Man at the psychotherapist


There are numerous ways to address mental health issues, including exercise, mediation, and turning off the damn Christmas music.

Psychotherapy is incredibly beneficial to mental health. Instead of medicating, just talking to specialist helps people cope with a myriad of issues and can control troubling symptoms that spring up on the regular.

Now, a recent study shows that talking out problems and fears with a specialist might not just be a good long-term plan for fighting off the blues.  Investing in psychotherapy is linked to making more money – especially if you’re a man.

Three professors in the UK crunched the numbers of a British Household Panel Survey data collection from 1995 and 2008. The study included both men and women and “looked both at the effect of psychotherapy on mental health (measured using the general health questionnaire, which is used to identify common psychiatric conditions) and income.”

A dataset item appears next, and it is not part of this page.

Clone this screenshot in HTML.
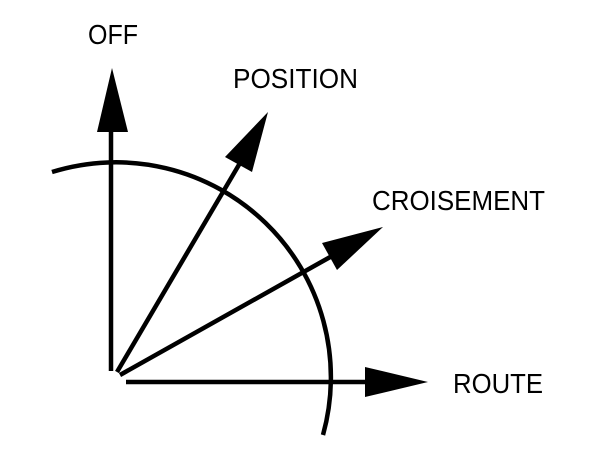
<!DOCTYPE html>
<html><head><style>html,body{margin:0;padding:0;background:#fff}</style></head><body>
<svg width="600" height="459" viewBox="0 0 600 459" xmlns="http://www.w3.org/2000/svg" style="display:block">
<g stroke="#000" stroke-width="4.5" fill="none">
<path d="M52,172 A215,215 0 0 1 323,435"/>
<line x1="111" y1="371" x2="111" y2="128"/>
<line x1="126" y1="382" x2="368" y2="382"/>
<line x1="120" y1="375" x2="332" y2="256"/>
<line x1="117" y1="372" x2="240" y2="163"/>
</g>
<g fill="#000">
<polygon points="112,68 97,132 128,132"/>
<polygon points="428,382 365,367 365,397"/>
<polygon points="383,227 322,243 337,270"/>
<polygon points="268,112 225,157 252,172"/>
</g>
<g font-family="Liberation Sans, sans-serif" font-size="28" fill="#000" lengthAdjust="spacingAndGlyphs">
<text x="88" y="44" textLength="50" lengthAdjust="spacingAndGlyphs">OFF</text>
<text x="233" y="88" textLength="125" lengthAdjust="spacingAndGlyphs">POSITION</text>
<text x="372" y="210" textLength="173" lengthAdjust="spacingAndGlyphs">CROISEMENT</text>
<text x="453" y="393" textLength="90" lengthAdjust="spacingAndGlyphs">ROUTE</text>
</g>
</svg>
</body></html>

As the three professors explain in this article for The Conversation, the results are “clear and robust.”

“Psychotherapy helps people improve not only their future mental health, but also their future income.

The BHPS data shows that men who reported having had stress and mental problems, and consulting a psychotherapist, experienced an income increase of 13% in the subsequent year. For women the income increase was only 8%. Though different, the boost is substantial for both genders and reflects an increase in productivity resulting from psychotherapy, with an associated reduction of poverty.”

Though the data shows that more men experienced income boosts, it’s still beneficial for women to seek help and possibly see an increase. Specifically, because women benefit more from the therapy experience.

“In the 13 years of data we examined, an average of 23% of women went into therapy at some point, compared to 15% of men. According to our data, consulting a psychotherapist helps women nearly twice as much as men in terms of mental health (1.2 points versus .5 points on the 36 notch general health questionnaire scale). The logical conclusion of that would be that women benefit more from psychotherapy, but this is not so when looking at income”

Research shows that most people who receive psychotherapy experience symptom relief, making it easier to function every day, and according to the American Psychological Association, about 75% of patients who enter psychotherapy show some benefit from their time under psychiatric care.

Even if you don’t see a bump in your paycheck after talking to a shrink, airing out your concerns and troubles to a specialist is beneficial.

Dating Ariana Grande, however, is not the best course of action.